There is a lack of knowledge about antidementia drug treatment in community dwelling people with dementia in Germany.


To determine the frequency of treatment with antidementia drugs in patients in primary care, and the socio-demographic and clinical variables associated with antidementia drug treatment.


Present analyses are based on preliminary data from the DelpHi-trial, an ongoing GP-based, cluster-randomized, controlled intervention trial to implement and evaluate an innovative concept of collaborative dementia care management in Germany. Our sample consists of n = 243 subjects who screened positive for dementia.

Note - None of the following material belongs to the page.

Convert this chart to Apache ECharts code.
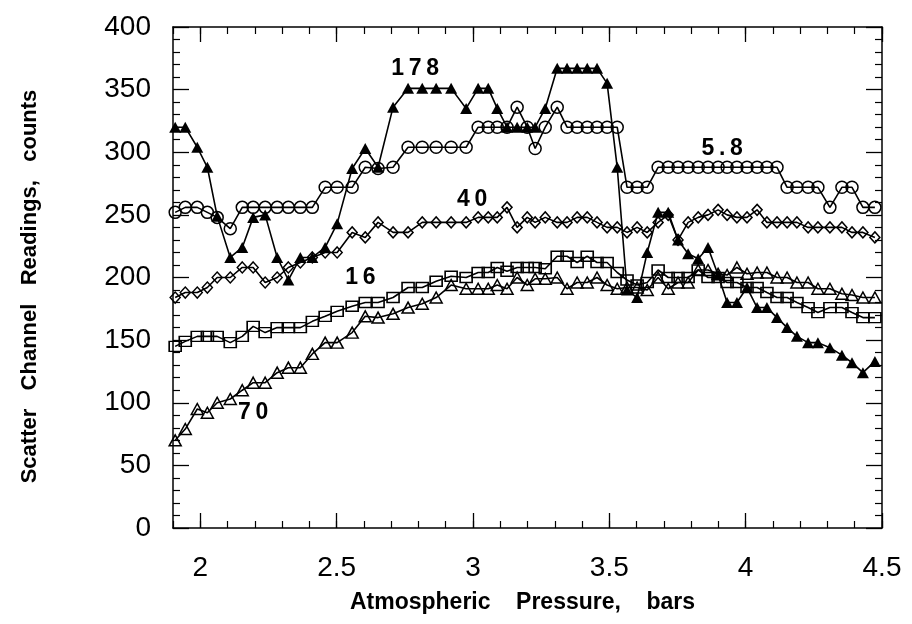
<!DOCTYPE html>
<html>
<head>
<meta charset="utf-8">
<script src="https://cdn.jsdelivr.net/npm/echarts@6/dist/echarts.min.js"></script>
<style>html,body{margin:0;padding:0;background:#fff;}#c{width:912px;height:624px;}</style>
</head>
<body>
<div id="c"></div>
<script>
// Shared pressure readings (bars)
const xPressure = [1.908,1.945,1.989,2.026,2.062,2.110,2.154,2.194,2.238,2.282,
  2.323,2.367,2.411,2.458,2.502,2.557,2.605,2.652,2.707,2.762,
  2.814,2.865,2.920,2.975,3.019,3.056,3.089,3.125,3.162,3.199,
  3.228,3.265,3.309,3.345,3.382,3.419,3.455,3.492,3.529,3.565,
  3.602,3.639,3.679,3.716,3.752,3.789,3.826,3.862,3.899,3.932,
  3.968,4.005,4.042,4.078,4.115,4.152,4.188,4.229,4.265,4.309,
  4.353,4.390,4.430,4.474];
// Scatter channel readings (counts)
const ch178 = [320,320,304,288,249,216,224,248,250,216,198,216,216,224,243,287,303,288,336,351,
  351,351,351,335,351,351,335,320,320,320,320,335,367,367,367,367,367,355,288,190,
  184,220,252,252,230,219,215,224,202,180,180,192,176,176,168,160,153,148,148,144,
  138,132,124,133];
const ch58 = [252,256,256,252,248,239,256,256,256,256,256,256,256,272,272,272,288,287,288,304,
  304,304,304,304,320,320,320,320,336,320,303,320,336,320,320,320,320,320,320,272,
  272,272,288,288,288,288,288,288,288,288,288,288,288,288,288,272,272,272,272,256,
  272,272,256,256];
const ch40 = [184,188,188,192,200,200,208,208,196,200,208,212,216,220,220,236,232,244,236,236,
  244,244,244,244,248,248,248,256,240,248,244,248,244,244,248,248,244,240,240,236,
  240,236,244,250,230,244,248,250,254,250,248,248,254,244,244,244,244,240,240,240,
  240,236,236,232];
const ch16 = [145,149,153,153,153,148,153,161,156,160,160,160,165,169,173,177,180,180,184,192,
  192,197,201,200,204,204,208,205,208,208,208,207,217,217,212,217,212,212,204,198,
  194,196,206,200,200,200,206,200,200,196,196,192,192,188,184,184,180,176,172,176,
  176,172,168,168];
const ch70 = [70,79,95,92,100,103,110,116,116,124,128,128,139,148,148,156,169,168,171,176,
  179,184,194,191,191,191,194,191,200,194,199,199,200,191,196,196,200,194,191,192,
  192,190,200,191,196,196,206,206,203,202,208,203,204,204,200,200,196,196,191,191,
  187,186,184,184];
// Curve annotations
const labelText = ['1\u20097\u20098', '5\u2009.\u20098', '4\u20090', '1\u20096', '7\u20090'];
const labelX = [2.788, 3.914, 2.997, 2.587, 2.194];
const labelY = [367, 303, 262, 200, 92];
// Tick values
const xMajorTicks = [2, 2.5, 3, 3.5, 4, 4.5];
const xMinorTicks = [1.9,2.0,2.1,2.2,2.3,2.4,2.5,2.6,2.7,2.8,2.9,3.0,3.1,3.2,3.3,3.4,3.5,
  3.6,3.7,3.8,3.9,4.0,4.1,4.2,4.3,4.4,4.5];

const FONT = "'Liberation Sans', Arial, sans-serif";
const pairs = arr => xPressure.map((x, i) => [x, arr[i]]);
const lineCommon = {
  type: 'line', xAxisIndex: 0, yAxisIndex: 0,
  lineStyle: { color: '#000', width: 1.6 },
  emphasis: { disabled: true }, animation: false
};
const hollow = { color: 'rgba(255,255,255,0)', borderColor: '#000', borderWidth: 1.5 };

const xCommon = {
  type: 'value', min: 1.9, max: 4.5, gridIndex: 0,
  splitLine: { show: false }, axisLabel: { show: false }
};
const chart = echarts.init(document.getElementById('c'), null, { renderer: 'canvas' });
chart.setOption({
  backgroundColor: '#fff',
  animation: false,
  grid: { left: 173, right: 30, top: 27, bottom: 96, containLabel: false },
  xAxis: [
    Object.assign({}, xCommon, {
      position: 'bottom',
      axisLine: { show: true, lineStyle: { color: '#000', width: 1.5 } },
      axisTick: { show: true, inside: true, length: 15, customValues: xMajorTicks, lineStyle: { color: '#000', width: 1.3 } },
      axisLabel: { show: true, customValues: xMajorTicks, fontSize: 28, color: '#000', fontFamily: FONT, margin: 26 },
      name: 'Atmospheric    Pressure,    bars', nameLocation: 'middle', nameGap: 63,
      nameTextStyle: { fontSize: 23, fontWeight: 'bold', color: '#000', fontFamily: FONT, padding: [0, 10, 0, 0] }
    }),
    Object.assign({}, xCommon, {
      position: 'bottom',
      axisLine: { show: false },
      axisTick: { show: true, inside: true, length: 7, customValues: xMinorTicks, lineStyle: { color: '#000', width: 1.2 } }
    }),
    Object.assign({}, xCommon, {
      position: 'top',
      axisLine: { show: true, lineStyle: { color: '#000', width: 1.5 } },
      axisTick: { show: true, inside: true, length: 15, customValues: xMajorTicks, lineStyle: { color: '#000', width: 1.3 } }
    }),
    Object.assign({}, xCommon, {
      position: 'top',
      axisLine: { show: false },
      axisTick: { show: true, inside: true, length: 7, customValues: xMinorTicks, lineStyle: { color: '#000', width: 1.2 } }
    })
  ],
  yAxis: [
    {
      type: 'value', min: 0, max: 400, interval: 50, position: 'left',
      splitLine: { show: false },
      axisLine: { show: true, lineStyle: { color: '#000', width: 1.5 } },
      axisTick: { show: true, inside: true, length: 16, lineStyle: { color: '#000', width: 1.3 } },
      minorTick: { show: true, splitNumber: 5, length: 7, lineStyle: { color: '#000', width: 1.2 } },
      axisLabel: { fontSize: 28, color: '#000', fontFamily: FONT, margin: 22 },
      name: 'Scatter   Channel   Readings,   counts', nameLocation: 'middle', nameGap: 132,
      nameTextStyle: { fontSize: 22, fontWeight: 'bold', color: '#000', fontFamily: FONT, padding: [0, 18, 0, 0] }
    },
    {
      type: 'value', min: 0, max: 400, interval: 50, position: 'right',
      splitLine: { show: false },
      axisLine: { show: true, lineStyle: { color: '#000', width: 1.5 } },
      axisTick: { show: true, inside: true, length: 16, lineStyle: { color: '#000', width: 1.3 } },
      minorTick: { show: true, splitNumber: 5, length: 7, lineStyle: { color: '#000', width: 1.2 } },
      axisLabel: { show: false }
    }
  ],
  series: [
    Object.assign({}, lineCommon, { name: '70', data: pairs(ch70), symbol: 'triangle', symbolSize: [12, 11], itemStyle: hollow }),
    Object.assign({}, lineCommon, { name: '16', data: pairs(ch16), symbol: 'rect', symbolSize: [12, 10], itemStyle: hollow }),
    Object.assign({}, lineCommon, { name: '40', data: pairs(ch40), symbol: 'diamond', symbolSize: [10, 11], itemStyle: hollow }),
    Object.assign({}, lineCommon, { name: '5.8', data: pairs(ch58), symbol: 'circle', symbolSize: 12, itemStyle: hollow }),
    Object.assign({}, lineCommon, { name: '178', data: pairs(ch178), symbol: 'triangle', symbolSize: [12, 11], itemStyle: { color: '#000' } }),
    {
      type: 'scatter', xAxisIndex: 0, yAxisIndex: 0, symbolSize: 0, silent: true,
      itemStyle: { color: '#000', opacity: 1 },
      data: labelText.map((t, i) => ({ name: t, value: [labelX[i], labelY[i]] })),
      label: { show: true, position: 'inside', formatter: p => p.name, fontSize: 23, fontWeight: 'bold', color: '#000', opacity: 1, textBorderWidth: 0, fontFamily: FONT },
      z: 5
    }
  ]
});
</script>
</body>
</html>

29.6% (n = 72) of participants received antidementia drugs: memantine 44.5% (n = 32); donepezil 30.5% (n = 22); rivastigmine 13.9% (n = 10); galantamine 11.1% (n = 8). A total of 46.4% (n = 45) of the subgroup of participants with a formal dementia diagnosis received antidementia drug treatment. Approximately 37.5% (n = 27) of our sample received treatment with antidementia drugs without having a formal diagnosis. Treatment with antidementia drugs was significantly associated with more severe cognitive impairment and having a formal dementia diagnosis.


One in three people who screened positive for dementia in primary care received antidementia drug treatment, indicating the frequent use of this class of drugs. For those with a formal dementia diagnosis, these drug treatment rates are more than triple, compared to those in nursing homes.